Uniformed youth groups plot web improvements

The government’s Uniformed Youth Fund will help Girlguiding and the Scouts carry out improvements to their online operations.

Joe Lepper | 8th Jan 19
Image shows a group of girl guides cheering. Image credit: Girlguiding

Girlguiding and Scouts are to carry out improvements to their online operations after being handed £1.5m in government funding to expand their reach in deprived areas.

The charities are among nine uniformed youth groups to share a total of £4.2m in government funding to improve support for young people in disadvantaged areas.

The £718,458 handed to Girlguiding will be used to improve the accessibility of its website, as well as expand volunteer numbers, boost training and carry out research into the social and emotional development of young people.

The Scouts’ £781,750 award will help ensure programme materials are made accessible online. It will also use the money to set up 60 new units in areas of disadvantage as well as develop an impact measurement tool for its work with under-13s.

6,000 new places in deprived areas

The money has been handed out through the Department for Digital, Culture, Media and Sport’s Uniformed Youth Fund money, which is being administered by the Youth United Foundation (YUF).

It is estimated that the funding will create more than 6,000 new uniformed group places.

“The new YUF funding announced this week is a huge step forward, and means we’ll be able to start even more new provision,” said Tim Kidd, the Scouts’ UK Chief Commissioner.

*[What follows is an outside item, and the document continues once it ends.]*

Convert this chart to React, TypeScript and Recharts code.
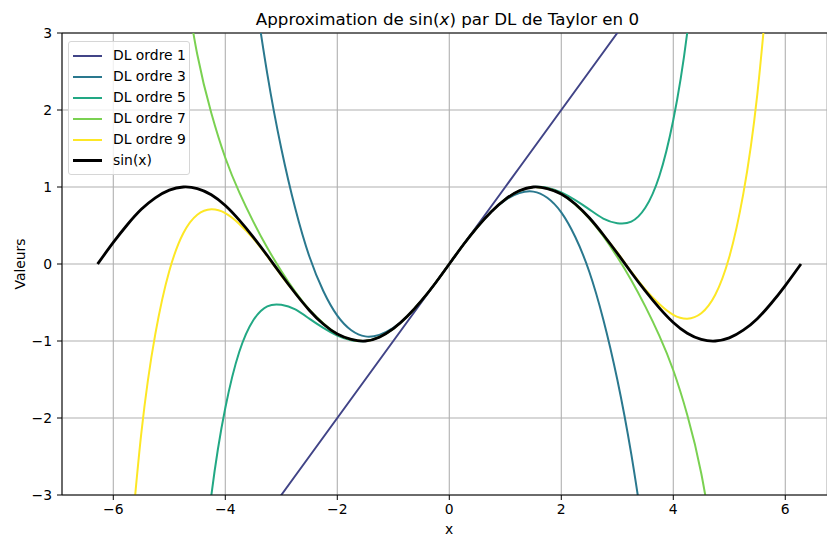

“We’ll be building on our work with disadvantaged young people by opening new sections in the top 35% IMD (Index of Multiple Deprivation) areas and areas of child income deprivation. The aim is to provide Scouts within easy walking distance of these areas and where there are good local transport links – easy access is everything. We know that a positive experience of Scouts can increase wellbeing, engagement and achievement in school, as well as reduce anxiety and loneliness.”

He added: “This also means we can extend our reach further into underrepresented areas, especially black and minority ethnic communities, helping us better reflect our communities. With our experience and successful track record, Scouts has a huge role to play in creating a fairer society with opportunities for all. There could not be more important work for us.”

Jeremy Wright, the Secretary of State for Digital, Culture, Media and Sport added: “Youth groups teach important life skills, build friendships and help expand young people’s horizons. Every child should have the chance to join one of these groups, no matter what background they are from or what area of the country.

“This funding is creating thousands of new places so that even more children can enjoy these valuable experiences.”